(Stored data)
#####

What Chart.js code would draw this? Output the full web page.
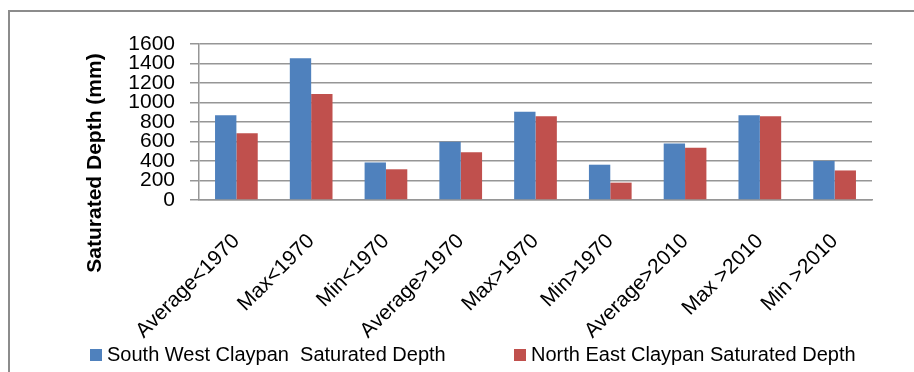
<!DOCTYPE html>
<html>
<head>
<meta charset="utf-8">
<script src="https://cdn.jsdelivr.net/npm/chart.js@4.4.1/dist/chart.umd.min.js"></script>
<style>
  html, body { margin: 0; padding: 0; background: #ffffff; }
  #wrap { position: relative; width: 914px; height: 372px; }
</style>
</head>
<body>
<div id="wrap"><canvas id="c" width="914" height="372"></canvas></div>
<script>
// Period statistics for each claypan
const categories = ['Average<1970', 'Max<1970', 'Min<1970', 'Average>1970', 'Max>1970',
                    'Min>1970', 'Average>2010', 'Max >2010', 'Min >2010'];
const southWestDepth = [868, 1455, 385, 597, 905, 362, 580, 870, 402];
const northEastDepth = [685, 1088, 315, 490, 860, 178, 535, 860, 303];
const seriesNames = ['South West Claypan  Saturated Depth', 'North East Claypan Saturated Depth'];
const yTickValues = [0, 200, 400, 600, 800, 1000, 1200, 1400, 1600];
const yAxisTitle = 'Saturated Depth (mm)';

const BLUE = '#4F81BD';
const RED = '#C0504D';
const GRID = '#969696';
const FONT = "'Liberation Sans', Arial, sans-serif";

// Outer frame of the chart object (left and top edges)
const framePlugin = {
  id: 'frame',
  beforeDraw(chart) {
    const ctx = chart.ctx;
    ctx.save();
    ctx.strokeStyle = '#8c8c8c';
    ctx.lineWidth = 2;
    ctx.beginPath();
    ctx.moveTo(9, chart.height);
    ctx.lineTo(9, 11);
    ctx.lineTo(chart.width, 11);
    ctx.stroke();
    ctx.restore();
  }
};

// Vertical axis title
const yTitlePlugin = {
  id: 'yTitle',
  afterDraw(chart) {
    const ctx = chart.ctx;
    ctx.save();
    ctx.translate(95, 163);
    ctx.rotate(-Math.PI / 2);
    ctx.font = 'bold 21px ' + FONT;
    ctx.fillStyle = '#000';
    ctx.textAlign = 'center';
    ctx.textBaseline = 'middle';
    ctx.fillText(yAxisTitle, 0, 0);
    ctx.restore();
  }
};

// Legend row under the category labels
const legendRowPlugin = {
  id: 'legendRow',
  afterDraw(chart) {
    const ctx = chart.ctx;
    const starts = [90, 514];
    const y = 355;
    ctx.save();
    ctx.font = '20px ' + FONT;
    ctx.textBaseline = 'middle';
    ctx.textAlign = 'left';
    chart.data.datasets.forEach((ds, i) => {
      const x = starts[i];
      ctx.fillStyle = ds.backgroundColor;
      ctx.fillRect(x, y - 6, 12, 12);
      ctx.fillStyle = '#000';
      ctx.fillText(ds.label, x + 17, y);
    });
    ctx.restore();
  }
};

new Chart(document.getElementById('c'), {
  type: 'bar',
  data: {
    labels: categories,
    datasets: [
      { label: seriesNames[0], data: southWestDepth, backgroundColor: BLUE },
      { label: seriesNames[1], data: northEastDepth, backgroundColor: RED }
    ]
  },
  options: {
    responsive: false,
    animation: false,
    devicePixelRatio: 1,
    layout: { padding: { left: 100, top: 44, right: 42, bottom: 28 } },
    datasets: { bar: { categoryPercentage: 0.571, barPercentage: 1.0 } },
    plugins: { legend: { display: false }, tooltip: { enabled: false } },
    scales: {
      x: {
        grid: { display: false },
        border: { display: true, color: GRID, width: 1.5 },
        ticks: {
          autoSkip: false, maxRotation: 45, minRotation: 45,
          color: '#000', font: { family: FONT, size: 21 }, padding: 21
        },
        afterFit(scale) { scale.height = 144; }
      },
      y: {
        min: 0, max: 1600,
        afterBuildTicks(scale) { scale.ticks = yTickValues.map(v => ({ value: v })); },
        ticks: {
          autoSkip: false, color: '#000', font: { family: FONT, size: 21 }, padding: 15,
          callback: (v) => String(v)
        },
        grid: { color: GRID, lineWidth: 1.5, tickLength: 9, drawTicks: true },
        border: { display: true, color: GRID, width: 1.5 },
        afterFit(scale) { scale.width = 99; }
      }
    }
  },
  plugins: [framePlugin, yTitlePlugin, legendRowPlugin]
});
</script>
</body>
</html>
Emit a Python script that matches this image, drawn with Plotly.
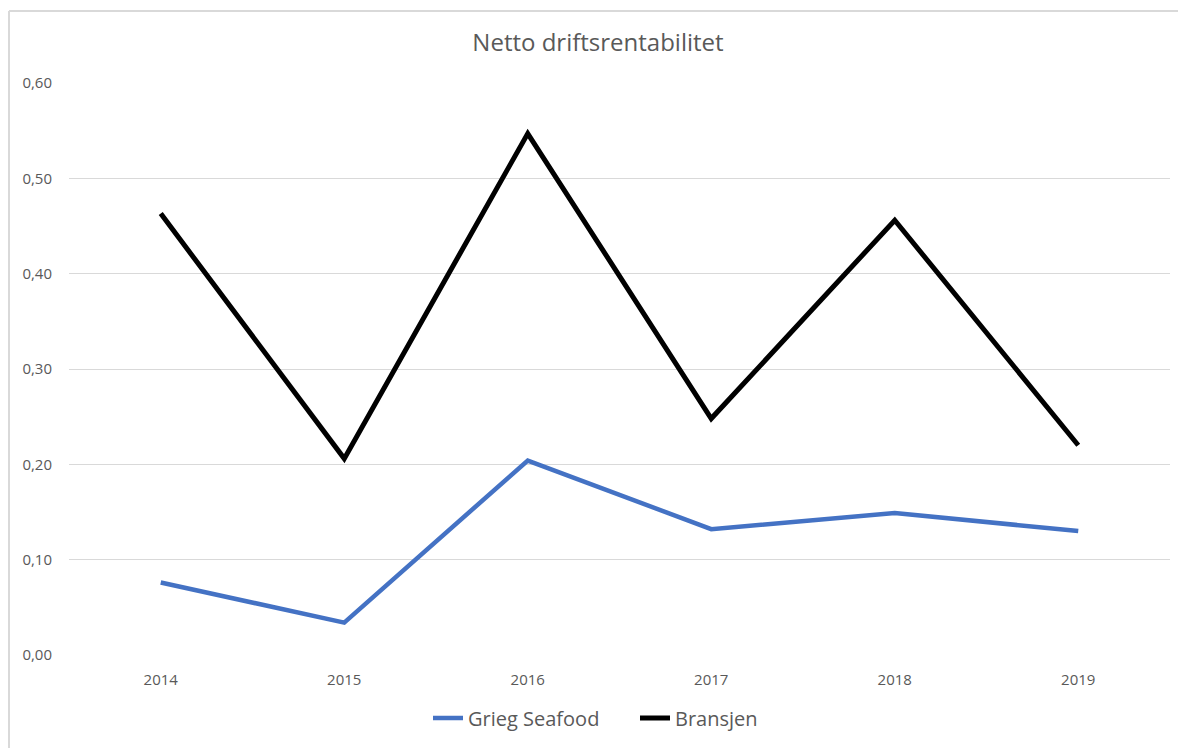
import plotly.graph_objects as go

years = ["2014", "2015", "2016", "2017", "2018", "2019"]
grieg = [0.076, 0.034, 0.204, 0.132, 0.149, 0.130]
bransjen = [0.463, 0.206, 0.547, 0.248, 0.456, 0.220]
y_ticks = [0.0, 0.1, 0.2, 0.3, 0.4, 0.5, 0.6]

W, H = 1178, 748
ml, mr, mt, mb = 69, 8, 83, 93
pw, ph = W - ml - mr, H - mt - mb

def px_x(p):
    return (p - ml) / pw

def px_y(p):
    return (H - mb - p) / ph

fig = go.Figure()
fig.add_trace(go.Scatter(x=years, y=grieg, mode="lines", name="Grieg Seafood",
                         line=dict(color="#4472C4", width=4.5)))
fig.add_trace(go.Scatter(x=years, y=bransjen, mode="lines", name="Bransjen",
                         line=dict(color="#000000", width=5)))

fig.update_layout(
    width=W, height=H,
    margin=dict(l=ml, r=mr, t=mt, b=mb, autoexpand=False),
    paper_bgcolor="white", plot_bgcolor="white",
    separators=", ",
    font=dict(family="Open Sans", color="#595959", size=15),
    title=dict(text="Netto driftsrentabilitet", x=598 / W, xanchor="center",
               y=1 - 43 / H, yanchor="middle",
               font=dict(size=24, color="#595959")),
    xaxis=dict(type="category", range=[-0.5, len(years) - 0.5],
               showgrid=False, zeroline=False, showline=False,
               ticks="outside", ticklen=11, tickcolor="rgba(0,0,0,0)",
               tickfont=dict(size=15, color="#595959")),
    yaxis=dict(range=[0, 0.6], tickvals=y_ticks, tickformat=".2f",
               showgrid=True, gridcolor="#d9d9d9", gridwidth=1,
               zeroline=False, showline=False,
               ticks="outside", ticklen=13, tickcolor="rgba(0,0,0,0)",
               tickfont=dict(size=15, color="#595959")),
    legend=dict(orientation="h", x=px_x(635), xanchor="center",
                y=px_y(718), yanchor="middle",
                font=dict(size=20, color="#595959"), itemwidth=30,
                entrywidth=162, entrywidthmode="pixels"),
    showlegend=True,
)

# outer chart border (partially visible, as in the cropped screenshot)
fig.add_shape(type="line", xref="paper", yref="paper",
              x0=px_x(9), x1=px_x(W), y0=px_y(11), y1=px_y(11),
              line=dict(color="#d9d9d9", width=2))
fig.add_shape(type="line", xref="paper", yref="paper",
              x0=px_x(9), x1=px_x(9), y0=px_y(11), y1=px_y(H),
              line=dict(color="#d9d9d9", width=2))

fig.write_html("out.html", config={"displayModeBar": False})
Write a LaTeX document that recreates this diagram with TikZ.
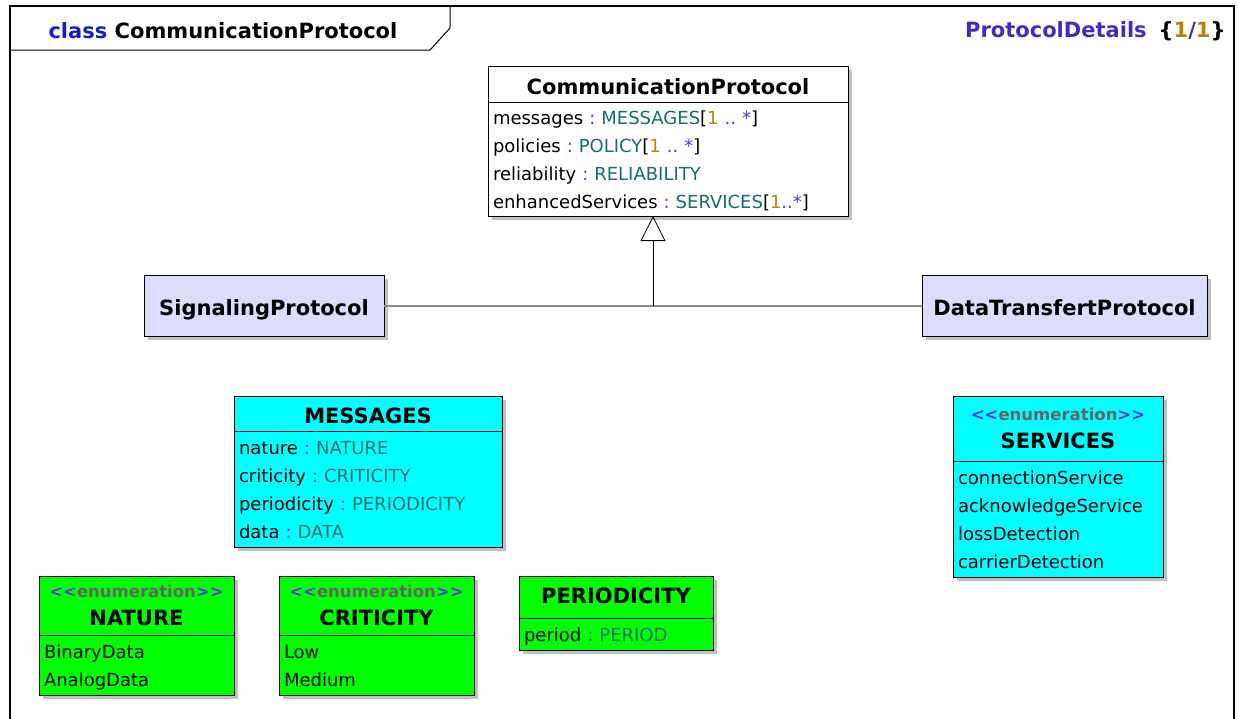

#####

> [Required work] Quote the preceding records in their entirety, excluding every picture.

> [Full answer]
What Chart.js code would draw this? Output the full web page.
<!DOCTYPE html>
<html>
<head>
<meta charset="utf-8">
<script src="https://cdn.jsdelivr.net/npm/chart.js@4.4.1/dist/chart.umd.min.js"></script>
<style>
  html, body { margin: 0; padding: 0; background: #ffffff; }
  #wrap { position: relative; width: 914px; height: 372px; }
</style>
</head>
<body>
<div id="wrap"><canvas id="c" width="914" height="372"></canvas></div>
<script>
// Period statistics for each claypan
const categories = ['Average<1970', 'Max<1970', 'Min<1970', 'Average>1970', 'Max>1970',
                    'Min>1970', 'Average>2010', 'Max >2010', 'Min >2010'];
const southWestDepth = [868, 1455, 385, 597, 905, 362, 580, 870, 402];
const northEastDepth = [685, 1088, 315, 490, 860, 178, 535, 860, 303];
const seriesNames = ['South West Claypan  Saturated Depth', 'North East Claypan Saturated Depth'];
const yTickValues = [0, 200, 400, 600, 800, 1000, 1200, 1400, 1600];
const yAxisTitle = 'Saturated Depth (mm)';

const BLUE = '#4F81BD';
const RED = '#C0504D';
const GRID = '#969696';
const FONT = "'Liberation Sans', Arial, sans-serif";

// Outer frame of the chart object (left and top edges)
const framePlugin = {
  id: 'frame',
  beforeDraw(chart) {
    const ctx = chart.ctx;
    ctx.save();
    ctx.strokeStyle = '#8c8c8c';
    ctx.lineWidth = 2;
    ctx.beginPath();
    ctx.moveTo(9, chart.height);
    ctx.lineTo(9, 11);
    ctx.lineTo(chart.width, 11);
    ctx.stroke();
    ctx.restore();
  }
};

// Vertical axis title
const yTitlePlugin = {
  id: 'yTitle',
  afterDraw(chart) {
    const ctx = chart.ctx;
    ctx.save();
    ctx.translate(95, 163);
    ctx.rotate(-Math.PI / 2);
    ctx.font = 'bold 21px ' + FONT;
    ctx.fillStyle = '#000';
    ctx.textAlign = 'center';
    ctx.textBaseline = 'middle';
    ctx.fillText(yAxisTitle, 0, 0);
    ctx.restore();
  }
};

// Legend row under the category labels
const legendRowPlugin = {
  id: 'legendRow',
  afterDraw(chart) {
    const ctx = chart.ctx;
    const starts = [90, 514];
    const y = 355;
    ctx.save();
    ctx.font = '20px ' + FONT;
    ctx.textBaseline = 'middle';
    ctx.textAlign = 'left';
    chart.data.datasets.forEach((ds, i) => {
      const x = starts[i];
      ctx.fillStyle = ds.backgroundColor;
      ctx.fillRect(x, y - 6, 12, 12);
      ctx.fillStyle = '#000';
      ctx.fillText(ds.label, x + 17, y);
    });
    ctx.restore();
  }
};

new Chart(document.getElementById('c'), {
  type: 'bar',
  data: {
    labels: categories,
    datasets: [
      { label: seriesNames[0], data: southWestDepth, backgroundColor: BLUE },
      { label: seriesNames[1], data: northEastDepth, backgroundColor: RED }
    ]
  },
  options: {
    responsive: false,
    animation: false,
    devicePixelRatio: 1,
    layout: { padding: { left: 100, top: 44, right: 42, bottom: 28 } },
    datasets: { bar: { categoryPercentage: 0.571, barPercentage: 1.0 } },
    plugins: { legend: { display: false }, tooltip: { enabled: false } },
    scales: {
      x: {
        grid: { display: false },
        border: { display: true, color: GRID, width: 1.5 },
        ticks: {
          autoSkip: false, maxRotation: 45, minRotation: 45,
          color: '#000', font: { family: FONT, size: 21 }, padding: 21
        },
        afterFit(scale) { scale.height = 144; }
      },
      y: {
        min: 0, max: 1600,
        afterBuildTicks(scale) { scale.ticks = yTickValues.map(v => ({ value: v })); },
        ticks: {
          autoSkip: false, color: '#000', font: { family: FONT, size: 21 }, padding: 15,
          callback: (v) => String(v)
        },
        grid: { color: GRID, lineWidth: 1.5, tickLength: 9, drawTicks: true },
        border: { display: true, color: GRID, width: 1.5 },
        afterFit(scale) { scale.width = 99; }
      }
    }
  },
  plugins: [framePlugin, yTitlePlugin, legendRowPlugin]
});
</script>
</body>
</html>
Emit a Python script that matches this image, drawn with Plotly.
import plotly.graph_objects as go

years = ["2014", "2015", "2016", "2017", "2018", "2019"]
grieg = [0.076, 0.034, 0.204, 0.132, 0.149, 0.130]
bransjen = [0.463, 0.206, 0.547, 0.248, 0.456, 0.220]
y_ticks = [0.0, 0.1, 0.2, 0.3, 0.4, 0.5, 0.6]

W, H = 1178, 748
ml, mr, mt, mb = 69, 8, 83, 93
pw, ph = W - ml - mr, H - mt - mb

def px_x(p):
    return (p - ml) / pw

def px_y(p):
    return (H - mb - p) / ph

fig = go.Figure()
fig.add_trace(go.Scatter(x=years, y=grieg, mode="lines", name="Grieg Seafood",
                         line=dict(color="#4472C4", width=4.5)))
fig.add_trace(go.Scatter(x=years, y=bransjen, mode="lines", name="Bransjen",
                         line=dict(color="#000000", width=5)))

fig.update_layout(
    width=W, height=H,
    margin=dict(l=ml, r=mr, t=mt, b=mb, autoexpand=False),
    paper_bgcolor="white", plot_bgcolor="white",
    separators=", ",
    font=dict(family="Open Sans", color="#595959", size=15),
    title=dict(text="Netto driftsrentabilitet", x=598 / W, xanchor="center",
               y=1 - 43 / H, yanchor="middle",
               font=dict(size=24, color="#595959")),
    xaxis=dict(type="category", range=[-0.5, len(years) - 0.5],
               showgrid=False, zeroline=False, showline=False,
               ticks="outside", ticklen=11, tickcolor="rgba(0,0,0,0)",
               tickfont=dict(size=15, color="#595959")),
    yaxis=dict(range=[0, 0.6], tickvals=y_ticks, tickformat=".2f",
               showgrid=True, gridcolor="#d9d9d9", gridwidth=1,
               zeroline=False, showline=False,
               ticks="outside", ticklen=13, tickcolor="rgba(0,0,0,0)",
               tickfont=dict(size=15, color="#595959")),
    legend=dict(orientation="h", x=px_x(635), xanchor="center",
                y=px_y(718), yanchor="middle",
                font=dict(size=20, color="#595959"), itemwidth=30,
                entrywidth=162, entrywidthmode="pixels"),
    showlegend=True,
)

# outer chart border (partially visible, as in the cropped screenshot)
fig.add_shape(type="line", xref="paper", yref="paper",
              x0=px_x(9), x1=px_x(W), y0=px_y(11), y1=px_y(11),
              line=dict(color="#d9d9d9", width=2))
fig.add_shape(type="line", xref="paper", yref="paper",
              x0=px_x(9), x1=px_x(9), y0=px_y(11), y1=px_y(H),
              line=dict(color="#d9d9d9", width=2))

fig.write_html("out.html", config={"displayModeBar": False})
Write a LaTeX document that recreates this diagram with TikZ.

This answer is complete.